The present invention relates generally to fluorescent lamp control devices, and particularly to a dimmer control function in a fluorescent lamp used in a liquid crystal display (LCD) device of an aircraft instrument display system.
LCD panels are now used widely in many aircraft instrument display systems. An LCD device includes a liquid crystal panel selectively made opaque in certain regions in order to generate images, icons and characters in an instrument display in response to, for example, a video signal. To further enhance the visibility of such images of the liquid crystal panel, LCD devices require a backlight, i.e., a light source positioned on the backside of the liquid crystal panel. As applied to aircraft instrument display systems, especially in military aircraft display systems, it is important that the LCD device maintain a substantially constant display luminance. As may be appreciated, the pilot of such an aircraft is better able to observe LCD presentations with constant luminance. Variation in LCD luminance can be distracting to a pilot operating the aircraft, especially a fighter aircraft engaged in combat maneuvers. Accordingly, it will be understood that the maintenance of constant luminance in an aircraft display system is not only a desirable characteristic, it can be vitally important when the pilot makes split-second decisions based on information obtained from the LCD instrument display system.
Various factors can affect both the perceived and actual luminance of an LCD instrument display. For example, temperature variations can affect the light output of a fluorescent lamp, and, therefore, the actual luminance of an LCD device using a fluorescent lamp as the backlight device. Variations in ambient light conditions affect the perceived luminance of an LCD device. An aircraft instrument display system should provide substantially constant perceived luminance through a range of bright daylight to extreme darkness. Bright daylight conditions require a relatively greater actual light output to maintain a given apparent luminance of the LCD display device. For extreme darkness, a relatively lesser light output is required to maintain constant the perceived luminance of the LCD device. For temperature variations, extreme high or low temperature conditions, i.e., relative to a most efficient temperature condition for a given lamp, require greater energy input to the fluorescent lamp in order to maintain a given LCD luminance. As may be appreciated, the requirements for aircraft, especially military aircraft, are stringent. The temperature and ambient light conditions through which constant perceived and actual luminance are required are broad.

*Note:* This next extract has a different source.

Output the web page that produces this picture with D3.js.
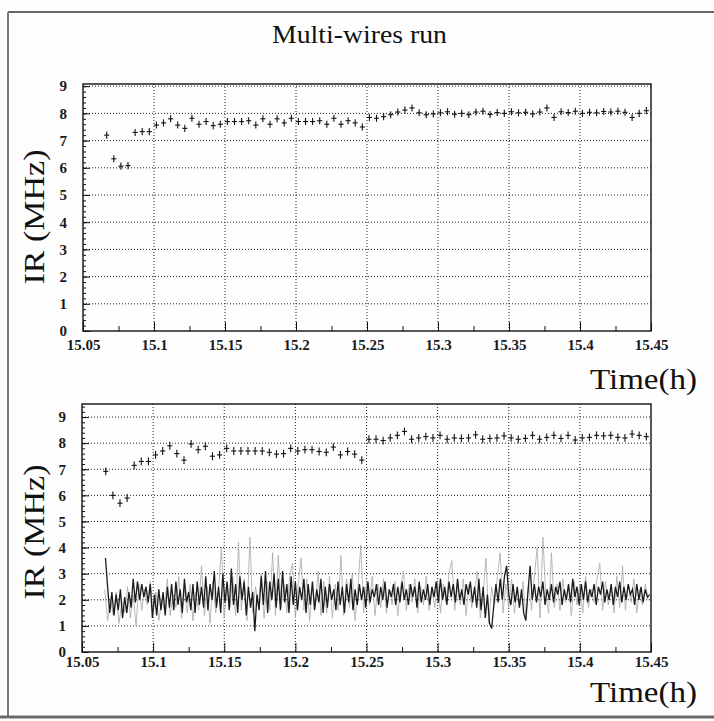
<!DOCTYPE html>
<html>
<head>
<meta charset="utf-8">
<script src="https://cdn.jsdelivr.net/npm/d3@7"></script>
<style>
  body { margin: 0; background: #fff; }
  svg { display: block; }
  .tk text { font-family: "Liberation Serif", "Times New Roman", serif; font-weight: bold; font-size: 15px; fill: #1a1a1a; }
  .tk line { stroke: #111; }
  .lbl { font-family: "Liberation Serif", "Times New Roman", serif; fill: #111; }
</style>
</head>
<body>
<div id="chart"></div>
<script>
// ticks
const xTicks = [15.05, 15.1, 15.15, 15.2, 15.25, 15.3, 15.35, 15.4, 15.45];
const xMinor = [15.075, 15.125, 15.175, 15.225, 15.275, 15.325, 15.375, 15.425];
const yTicks = [0, 1, 2, 3, 4, 5, 6, 7, 8, 9];

// interaction rate with error crosses, one point every 0.005 h
const crossT0 = 15.0667, crossDt = 0.005;
const topRate = [
  7.2, 6.33, 6.06, 6.08, 7.3, 7.33, 7.33, 7.57, 7.65, 7.8, 7.57, 7.45, 7.82, 7.6, 7.7, 7.55,
  7.6, 7.7, 7.7, 7.7, 7.73, 7.57, 7.8, 7.6, 7.8, 7.65, 7.82, 7.7, 7.7, 7.7, 7.73, 7.6,
  7.82, 7.6, 7.73, 7.65, 7.5, 7.85, 7.82, 7.88, 7.95, 8.05, 8.12, 8.2, 8.02, 7.95, 7.98, 8.02,
  8.06, 7.97, 8.0, 7.95, 8.05, 8.08, 7.96, 8.03, 8.0, 8.06, 8.02, 8.04, 7.98, 8.05, 8.2, 7.85,
  8.06, 8.03, 8.08, 8.0, 8.04, 8.02, 8.07, 8.05, 8.08, 8.04, 7.85, 8.0, 8.1
];
const botRate = [
  6.92, 6.0, 5.7, 5.9, 7.15, 7.3, 7.3, 7.55, 7.7, 7.9, 7.6, 7.35, 7.97, 7.75, 7.88, 7.5,
  7.55, 7.8, 7.7, 7.7, 7.7, 7.7, 7.7, 7.65, 7.58, 7.6, 7.8, 7.7, 7.75, 7.75, 7.68, 7.65,
  7.85, 7.55, 7.68, 7.58, 7.35, 8.15, 8.15, 8.1, 8.2, 8.3, 8.45, 8.15, 8.2, 8.25, 8.2, 8.3,
  8.15, 8.2, 8.18, 8.2, 8.32, 8.15, 8.18, 8.2, 8.28, 8.2, 8.15, 8.18, 8.3, 8.15, 8.22, 8.3,
  8.18, 8.3, 8.12, 8.2, 8.22, 8.3, 8.28, 8.3, 8.22, 8.2, 8.35, 8.3, 8.25
];
const errT = 0.0018, errTop = 0.13, errBot = 0.15;

// single wire rates (bottom panel)
const darkT0 = 15.0665, darkDt = 0.0015;
const wireDark = [
  3.6, 2.5, 1.5, 2.3, 1.4, 2.2, 1.6, 2.4, 1.3, 2.1, 1.5, 2.3, 1.7, 2.8, 1.9, 2.7,
  2.0, 2.6, 2.1, 2.5, 1.9, 2.6, 1.3, 2.2, 1.4, 2.4, 1.6, 2.3, 1.4, 2.5, 1.7, 2.6,
  1.6, 2.7, 1.8, 2.4, 1.5, 2.8, 1.9, 2.3, 1.6, 2.6, 1.5, 2.7, 1.8, 2.5, 1.7, 2.9,
  1.6, 2.6, 2.0, 3.1, 1.7, 2.5, 1.5, 3.0, 1.9, 2.7, 1.6, 3.2, 1.8, 2.6, 1.5, 2.9,
  2.0, 2.7, 1.4, 2.5, 1.7, 2.3, 0.8, 2.2, 1.6, 2.9, 1.8, 3.1, 1.5, 2.7, 2.0, 3.0,
  1.7, 2.8, 1.6, 3.1, 1.9, 2.6, 1.5, 2.9, 1.8, 2.7, 1.6, 2.5, 2.0, 2.8, 1.5, 2.6,
  1.8, 2.7, 1.6, 2.4, 1.9, 2.8, 1.5, 2.5, 1.7, 2.6, 2.0, 2.4, 1.6, 2.7, 1.8, 2.5,
  1.5, 2.6, 1.9, 2.8, 1.6, 2.4, 1.8, 2.6, 2.0, 2.5, 1.7, 2.7, 1.9, 2.4, 2.1, 2.6,
  1.8, 2.5, 2.0, 2.7, 1.7, 2.4, 2.1, 2.6, 1.8, 2.5, 1.9, 2.7, 2.0, 2.4, 1.8, 2.6,
  2.1, 2.5, 1.7, 2.7, 1.9, 2.4, 2.0, 2.6, 1.8, 2.5, 2.1, 2.7, 1.9, 2.8, 2.0, 2.5,
  1.8, 2.7, 2.1, 2.6, 1.9, 2.8, 2.0, 2.4, 1.8, 2.6, 2.2, 2.7, 1.9, 2.5, 1.7, 2.8,
  1.6, 2.5, 1.3, 2.2, 1.1, 0.9, 1.8, 2.6, 1.9, 2.8, 2.0, 2.9, 3.3, 2.2, 1.8, 2.6,
  1.9, 2.5, 1.7, 2.4, 1.5, 1.2, 2.3, 3.3, 2.0, 2.6, 1.9, 2.5, 2.1, 2.7, 1.8, 2.4,
  2.0, 2.6, 1.9, 2.5, 2.2, 2.7, 1.8, 2.4, 2.0, 2.6, 1.9, 2.8, 2.1, 2.5, 1.8, 2.6,
  2.0, 2.7, 1.9, 2.4, 2.1, 2.6, 1.8, 2.5, 2.2, 2.7, 1.9, 2.4, 2.0, 2.6, 1.8, 2.5,
  2.1, 2.7, 1.9, 2.5, 2.0, 2.6, 2.2, 2.4, 1.8, 2.6, 2.0, 2.5, 1.9, 2.4, 2.1, 2.2
];
const greyT0 = 15.066, greyDt = 0.002;
const wireGrey = [
  2.4, 1.2, 2.0, 1.4, 2.3, 1.1, 1.9, 1.5, 2.5, 1.3, 2.2, 1.0, 2.6, 1.6, 2.4, 1.8,
  2.7, 1.5, 2.3, 1.2, 2.0, 1.6, 2.8, 1.4, 2.2, 1.7, 2.9, 1.3, 2.4, 1.5, 2.6, 1.2,
  2.3, 1.6, 3.3, 1.4, 2.5, 1.1, 2.7, 1.5, 2.4, 4.0, 1.3, 2.6, 1.7, 2.9, 1.4, 4.2,
  1.6, 2.8, 1.2, 4.4, 1.5, 2.5, 1.8, 3.0, 1.3, 2.7, 1.6, 3.8, 1.4, 3.7, 1.7, 2.6,
  1.5, 2.9, 3.4, 1.3, 2.6, 3.6, 1.6, 2.8, 1.2, 2.5, 1.7, 3.1, 1.4, 2.7, 1.5, 2.9,
  1.3, 2.6, 1.6, 3.7, 1.4, 2.8, 1.7, 3.0, 1.2, 2.5, 4.1, 1.5, 2.7, 1.8, 2.9, 1.4,
  2.6, 1.7, 2.8, 1.5, 2.4, 1.8, 2.7, 1.4, 2.5, 3.1, 1.6, 2.6, 1.9, 2.8, 1.5, 2.5,
  1.8, 2.9, 1.6, 2.4, 1.7, 2.7, 1.5, 2.6, 1.9, 3.0, 3.5, 1.6, 2.5, 1.8, 2.8, 1.4,
  2.6, 1.7, 2.4, 3.1, 1.3, 2.2, 3.6, 1.1, 2.5, 1.8, 2.9, 3.8, 1.5, 2.6, 1.7, 2.8,
  1.5, 2.4, 1.8, 2.7, 1.4, 2.6, 1.6, 2.9, 4.0, 1.3, 4.4, 2.2, 1.5, 3.8, 1.7, 2.6,
  1.6, 2.8, 1.9, 2.5, 1.4, 2.7, 1.8, 2.6, 1.5, 2.9, 1.7, 2.4, 1.9, 2.8, 3.4, 1.6,
  2.7, 1.8, 2.5, 1.5, 2.9, 1.7, 3.3, 1.6, 2.6, 1.9, 2.8, 1.5, 2.4, 1.8, 2.6, 2.0
];

const width = 714, height = 721;
const svg = d3.select("#chart").append("svg")
    .attr("width", width)
    .attr("height", height);

// scanned page frame
svg.append("rect").attr("width", width).attr("height", height).attr("fill", "#fefefe");
svg.append("line").attr("x1", 8).attr("x2", 714).attr("y1", 12).attr("y2", 12)
    .attr("stroke", "#666").attr("stroke-width", 2);
svg.append("line").attr("x1", 8).attr("x2", 8).attr("y1", 12).attr("y2", 717)
    .attr("stroke", "#777").attr("stroke-width", 2);
svg.append("line").attr("x1", 0).attr("x2", 714).attr("y1", 717).attr("y2", 717)
    .attr("stroke", "#6a6a6a").attr("stroke-width", 3);

svg.append("text").attr("class", "lbl")
    .attr("x", 272).attr("y", 43)
    .attr("font-size", 26)
    .attr("textLength", 175).attr("lengthAdjust", "spacingAndGlyphs")
    .text("Multi-wires run");

function drawPanel(p) {
    const x = d3.scaleLinear().domain([15.05, 15.45]).range([p.x0, p.x1]);
    const y = d3.scaleLinear().domain([0, p.ymax]).range([p.y1, p.y0]);
    const g = svg.append("g");

    // dotted grid
    g.selectAll(".gx").data(xTicks.slice(1, -1)).join("line")
        .attr("x1", d => x(d)).attr("x2", d => x(d))
        .attr("y1", p.y0).attr("y2", p.y1)
        .attr("stroke", "#222").attr("stroke-width", 1).attr("stroke-dasharray", "1,2");
    g.selectAll(".gy").data(yTicks.slice(1)).join("line")
        .attr("x1", p.x0).attr("x2", p.x1)
        .attr("y1", d => y(d)).attr("y2", d => y(d))
        .attr("stroke", "#222").attr("stroke-width", 1).attr("stroke-dasharray", "1,2");

    // axes, ticks pointing inwards
    g.append("g").attr("class", "tk").attr("transform", `translate(0,${p.y1})`)
        .call(d3.axisBottom(x).tickValues(xTicks).tickSize(-9).tickPadding(p.xPad).tickFormat(d3.format("")))
        .call(a => a.select(".domain").remove());
    g.append("g").attr("class", "tk").attr("transform", `translate(0,${p.y1})`)
        .call(d3.axisBottom(x).tickValues(xMinor).tickSize(-5).tickFormat(""))
        .call(a => a.select(".domain").remove());
    g.append("g").attr("class", "tk").attr("transform", `translate(${p.x0},0)`)
        .call(d3.axisLeft(y).tickValues(yTicks).tickSize(-7).tickPadding(16))
        .call(a => a.select(".domain").remove());
    g.append("g").attr("class", "tk").attr("transform", `translate(${p.x0},0)`)
        .call(d3.axisLeft(y).tickValues(d3.range(0, p.ymax, 0.2)).tickSize(-3).tickFormat(""))
        .call(a => a.select(".domain").remove());

    // frame
    g.append("rect")
        .attr("x", p.x0).attr("y", p.y0)
        .attr("width", p.x1 - p.x0).attr("height", p.y1 - p.y0)
        .attr("fill", "none").attr("stroke", "#111").attr("stroke-width", 1.4);

    if (p.wires) {
        const lineOf = (t0, dt) => d3.line().x((d, i) => x(t0 + i * dt)).y(d => y(d));
        g.append("path").datum(wireGrey)
            .attr("d", lineOf(greyT0, greyDt))
            .attr("fill", "none").attr("stroke", "#a8a8a8").attr("stroke-width", 0.8);
        g.append("path").datum(wireDark)
            .attr("d", lineOf(darkT0, darkDt))
            .attr("fill", "none").attr("stroke", "#1c1c1c").attr("stroke-width", 1.3);
    }

    // crosses with error bars
    const pts = g.append("g").attr("stroke", "#111").attr("stroke-width", 1.1);
    pts.selectAll(".h").data(p.rate).join("line")
        .attr("x1", (d, i) => x(crossT0 + i * crossDt - errT))
        .attr("x2", (d, i) => x(crossT0 + i * crossDt + errT))
        .attr("y1", d => y(d)).attr("y2", d => y(d));
    pts.selectAll(".v").data(p.rate).join("line")
        .attr("x1", (d, i) => x(crossT0 + i * crossDt))
        .attr("x2", (d, i) => x(crossT0 + i * crossDt))
        .attr("y1", d => y(d - p.err)).attr("y2", d => y(d + p.err));

    // axis titles
    svg.append("text").attr("class", "lbl")
        .attr("transform", `translate(44,${p.irMid}) rotate(-90)`)
        .attr("text-anchor", "middle")
        .attr("font-size", 29)
        .attr("textLength", 135).attr("lengthAdjust", "spacingAndGlyphs")
        .text("IR (MHz)");
    svg.append("text").attr("class", "lbl")
        .attr("x", 590).attr("y", p.timeY)
        .attr("font-size", 29)
        .attr("textLength", 107).attr("lengthAdjust", "spacingAndGlyphs")
        .text("Time(h)");
}

drawPanel({x0: 83, x1: 651, y0: 84, y1: 331, ymax: 9.08, xPad: 8, rate: topRate, err: errTop,
           wires: false, irMid: 217, timeY: 389});
drawPanel({x0: 82, x1: 651, y0: 404, y1: 652, ymax: 9.5, xPad: 4, rate: botRate, err: errBot,
           wires: true, irMid: 532, timeY: 702});
</script>
</body>
</html>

Previous aircraft display systems directed toward relatively constant LCD display device luminance have used dedicated circuitry in the control of light energy output from the fluorescent lamp of the LCD device. For example, various potentiometers and dedicated analog circuitry have been used in conjunction with frequency generators in order to provide dimming functions of fluorescent lamps. Voltage divide circuits have been used to establish temperature set points in the operation of the dimmer circuits as a function of ambient temperature.
The pilot typically controls the brightness of an instrument display by adjusting a potentiometer either on the particular display itself or somewhere on the cockpit instrument panel. Since the eye of the pilot perceives luminance logarithmically in response to linear brightness changes, elaborate analog circuitry has been used to make the perceived logarithmic change in display brightness more uniform in relation to linear potentiometer rotation. Thus, some transformation function is required between the system input provided by the pilot, e.g., operation of a potentiometer, and the operation of the LCD device. In prior fluorescent lamp dimming circuits this transformation function was inflexible as embodied in dedicated circuitry. If, for example, a change in this transformation function was desired, e.g., by preference of a given aircraft purchaser or particular unexpected system configuration, significant design and manufacture changes in the dedicated dimming control circuitry were required.
According to another aspect of fluorescent lamp dimming circuitry, it is important that the dimming circuit not over-drive the fluorescent lamp and thereby deteriorate the lamp. Aircraft display instruments must be as reliable as is possible. Each lamp is desirably operated in an optimum fashion which provides a required display luminance while not over-driving, and therefore deteriorating, the fluorescent lamp. In prior dedicated fluorescent lamp dimming circuits, it has been difficult to design a simple dedicated fluorescent lamp dimming circuit which delivers the required display luminance while not over-driving the fluorescent lamp. Significant complexity in such dedicated dimming circuitry is required to achieve these design goals. Accordingly, prior fluorescent lamp dimming circuits have necessarily traded display luminance control for the reliability, i.e., life expectancy, of the fluorescent lamp.
The present invention provides a fluorescent lamp dimming control function addressing these shortcomings of the prior dimming systems and is well suited for use in aircraft display systems for improved overall pilot operation.